Switzerland was the place I decided I was going to get a day off, so I wandered slowly up into the hillside behind our hotel up to the tree line and stopped when I reached the snow line in the trees. I spent about 5 hours looking at the awesome scenery, and quietly watching everything around me. When I had walked normally, I just kept seeing the fleeting forms of birds being flushed out of my path, but when I slowed almost to immobility, they were visible, and audible almost everywhere, all kinds and sizes of birds suddenly appearing all around me, singing, feeding on bright red berries, hunting for insects, flying above me out of sight up into the trees on the mountain, or out over the vast expanse of valley in front of me. It was marvelous. I even found a bench under a tree above the town to play my new harmonica.
I had one experience during this time that probably affected me more than almost any other instance on the whole trip, like one of those flashes of insight you hear people talk about. The whole sensation of peacefulness and careful observation was coming over me like a powerful mood, and I was feeling myself becoming aware of more and more details about what was around me. I really felt as if my senses were being fully used for the first time on the trip. I suppose I must have looked like someone who had just awakened from a deep sleep, who was wandering around in an almost trancelike way, studying everything, as if never having seen any of it before, marveling at it all, from tiny wildflowers to the fabulous vistas and sounds of distant waterfalls on the other side of the valley, and then back again to things almost microscopically close at hand.
At one point as I was strolling, almost inching along the walk between the alpine meadowlands, I noticed the sounds of crickets, or something, coming from all around me in the "grass" (which was mostly a varied mixture of low ground plants, unspectacular wildflowers, mosses, clover and common-looking broadleafed weeds, and not grass at all), even though it was not even Noon yet. It suddenly felt like I was surrounded by hidden things that were calling to each other, signaling like invisible native drums, about this slow-moving giant passing through their lands. I just stopped. I looked for the source of the closest calls I could hear, that seemed only a few feet away, almost in front of my face on the steep slope. First I noticed the composition of the "grass", as I described, but then I saw some movement. There was a bright green grasshopper, or katydid, with black stripes on it creeping along in the almost identically green hillside vegetation. Then I saw another one near it. I could see their stubby wing covers vibrate and at the same time actually hear the sounds that these little creatures were adding to that chorus I had been hearing all around me. They crawled (not hopped) towards each other and actually climbed over each other.

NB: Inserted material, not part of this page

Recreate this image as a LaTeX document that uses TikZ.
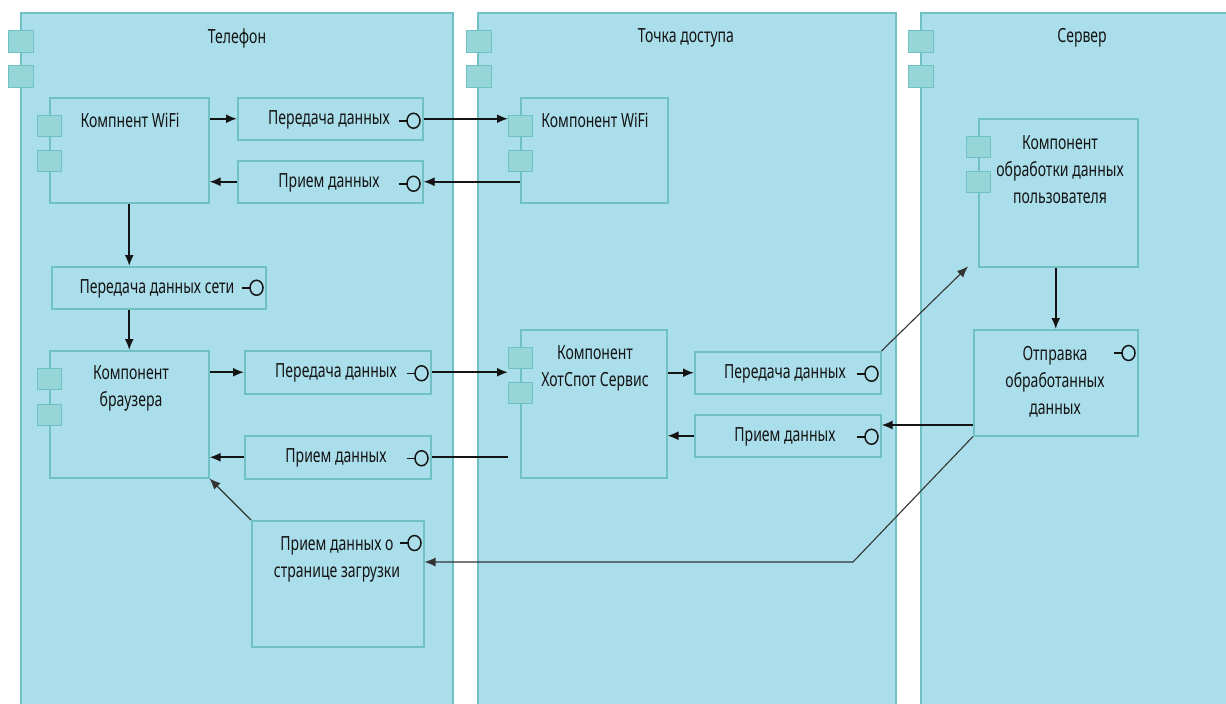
\documentclass[tikz,border=0pt]{standalone}
\usepackage{fontspec}
\setmainfont{Noto Sans}[FakeStretch=0.72]
\usetikzlibrary{arrows.meta}
\definecolor{bgc}{HTML}{AADEEA}
\definecolor{bord}{HTML}{6FC1C3}
\definecolor{portc}{HTML}{96D6D9}
\definecolor{ink}{HTML}{141414}
\newcommand\lolli[2]{%
  \coordinate (lc) at ([xshift=-10pt,yshift=#2pt]#1);
  \draw[lolline] ([xshift=-15pt]lc) -- ([xshift=-6.5pt]lc);
  \draw[lolline] (lc) ellipse [x radius=6.5pt, y radius=7.5pt];}
\tikzset{
  cont/.style={draw=bord, fill=bgc, line width=1.5pt, rectangle, inner sep=0pt, anchor=north west},
  port/.style={draw=bord, fill=portc, line width=1.4pt, rectangle, inner sep=0pt, anchor=north west, minimum width=24pt, minimum height=21pt},
  lbl/.style={font=\fontsize{19.5}{27}\selectfont, align=center, text=ink, inner sep=0pt},
  arr/.style={-{Latex[length=11pt,width=9pt]}, line width=1.8pt, draw=ink},
  thinarr/.style={-{Latex[length=11pt,width=9pt]}, line width=1.1pt, draw=black!80},
  lolline/.style={line width=1.5pt, draw=ink},
}
\begin{document}
\begin{tikzpicture}[x=1pt,y=-1pt]
\useasboundingbox (0,0) rectangle (1226,704);
\clip (0,0) rectangle (1226,704);
\fill[white] (0,0) rectangle (1226,704);
% containers
\node[cont, minimum width=432pt, minimum height=710pt] (tel) at (20,12) {};
\node[cont, minimum width=418pt, minimum height=710pt] (ap) at (477,12) {};
\node[cont, minimum width=330pt, minimum height=710pt] (srv) at (920,12) {};
\node[port, minimum width=25pt, minimum height=22pt] (telp1) at (8,30) {};
\node[port, minimum width=25pt, minimum height=22pt] (telp2) at (8,65) {};
\node[port, minimum width=25pt, minimum height=22pt] (app1) at (466,30) {};
\node[port, minimum width=25pt, minimum height=22pt] (app2) at (466,65) {};
\node[port, minimum width=25pt, minimum height=22pt] (srvp1) at (908,30) {};
\node[port, minimum width=25pt, minimum height=22pt] (srvp2) at (908,65) {};
\node[lbl] (telT) at (237,38) {Телефон};
\node[lbl] (apT) at (686,38) {Точка доступа};
\node[lbl] (srvT) at (1082,38) {Сервер};
% phone
\node[cont, minimum width=159pt, minimum height=105pt] (wifi) at (49,97) {};
\node[port] (wifip1) at (37,115) {};
\node[port] (wifip2) at (37,150) {};
\node[lbl] (wifiT) at (130,120) {Компнент WiFi};
\node[cont, minimum width=185pt, minimum height=42pt] (pd1) at (237,97) {};
\node[lbl] (pd1T) at (329,120) {Передача данных};
\node[cont, minimum width=185pt, minimum height=42pt] (pr1) at (237,160) {};
\node[lbl] (pr1T) at (329,183) {Прием данных};
\node[cont, minimum width=214pt, minimum height=42pt] (pds) at (51,266) {};
\node[lbl] (pdsT) at (157,289) {Передача данных сети};
\node[cont, minimum width=159pt, minimum height=127pt] (brow) at (49,350) {};
\node[port] (browp1) at (37,368) {};
\node[port] (browp2) at (37,404) {};
\node[lbl] (browT) at (131,388) {Компонент\\браузера};
\node[cont, minimum width=186pt, minimum height=43pt] (pd2) at (244,350) {};
\node[lbl] (pd2T) at (336,373) {Передача данных};
\node[cont, minimum width=186pt, minimum height=43pt] (pr2) at (244,435) {};
\node[lbl] (pr2T) at (336,458) {Прием данных};
\node[cont, minimum width=172pt, minimum height=126pt] (pzd) at (251,520) {};
\node[lbl] (pzdT) at (337,559) {Прием данных о\\странице загрузки};
% access point
\node[cont, minimum width=147pt, minimum height=105pt] (apwifi) at (520,97) {};
\node[port] (apwifip1) at (508,115) {};
\node[port] (apwifip2) at (508,150) {};
\node[lbl] (apwifiT) at (595,120) {Компонент WiFi};
\node[cont, minimum width=146pt, minimum height=148pt] (hs) at (520,329) {};
\node[port] (hsp1) at (508,347) {};
\node[port] (hsp2) at (508,382) {};
\node[lbl] (hsT) at (595,368) {Компонент\\ХотСпот Сервис};
\node[cont, minimum width=186pt, minimum height=42pt] (pd3) at (694,351) {};
\node[lbl] (pd3T) at (785,374) {Передача данных};
\node[cont, minimum width=186pt, minimum height=42pt] (pr3) at (694,414) {};
\node[lbl] (pr3T) at (785,437) {Прием данных};
% server
\node[cont, minimum width=159pt, minimum height=148pt] (ob) at (978,118) {};
\node[port] (obp1) at (966,136) {};
\node[port] (obp2) at (966,171) {};
\node[lbl] (obT) at (1060,170) {Компонент\\обработки данных\\пользователя};
\node[cont, minimum width=164pt, minimum height=106pt] (ot) at (973,329) {};
\node[lbl] (otT) at (1055,382) {Отправка\\обработанных\\данных};
% lollipops
\lolli{pd1.east}{-2}
\lolli{pr1.east}{-2}
\lolli{pds.east}{0}
\lolli{pd2.east}{-1}
\lolli{pr2.east}{-1}
\lolli{pd3.east}{-1}
\lolli{pr3.east}{-1}
\lolli{pzd.north east}{-23}
\lolli{ot.north east}{-24}
% connectors
\coordinate (bend) at (853,562);
\coordinate (otarr) at (973,425);
\draw[arr] (wifi.east |- pd1.west) -- (pd1.west);
\draw[arr] (pd1.east) -- (apwifip1.west |- pd1.east);
\draw[arr] (apwifi.west |- pr1.east) -- (pr1.east);
\draw[arr] (pr1.west) -- (wifi.east |- pr1.west);
\draw[arr] (wifi.south) -- (wifi.south |- pds.north);
\draw[arr] (wifi.south |- pds.south) -- (wifi.south |- brow.north);
\draw[arr] (brow.east |- pd2.west) -- (pd2.west);
\draw[arr] (pd2.east) -- (hsp1.west |- pd2.east);
\draw[line width=1.8pt, draw=ink] (hsp1.west |- pr2.east) -- (pr2.east);
\draw[arr] (pr2.west) -- (brow.east |- pr2.west);
\draw[arr] (hs.east |- pd3.west) -- (pd3.west);
\draw[arr] (pr3.west) -- (hs.east |- pr3.west);
\draw[thinarr] (pd3.north east) -- ([xshift=-10pt,yshift=1pt]ob.south west);
\draw[arr] (otarr) -- (pr3.east |- otarr);
\draw[thinarr] (ot.south west) -- (bend) -- (pzd.east |- bend);
\draw[thinarr] (pzd.north west) -- (brow.south east);
\draw[arr] (ot.north |- ob.south) -- (ot.north);
\end{tikzpicture}
\end{document}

I don't think they were mating - it seemed more like two patrolling males having a ritualized contest over those few inches of turf before one of them moved off in another direction. I realized that I was standing there watching (and listening to) life going on in an entire little world literally in front of my face, about ten feet from a little farmhouse, while I was standing on a paved sidewalk, in a little Swiss village, in the sunlight, surrounded by the magnificent Alps. At the exact same time that most of the others were scurrying around by trains and cable cars, trying to get to the tops of mountains to see for hundreds of miles, here I was seeing all of this, within inches of my face, while I stood completely still. I think that one moment stands out more than any other time on the entire trip.
It was one of my favorite days of the trip, because I just felt I needed to stop and take a break from the pace we had been on every day. And then unexpectedly I found such delight by just that stillness, letting myself become aware of everything around me. It was a great experience, and a great place to have it.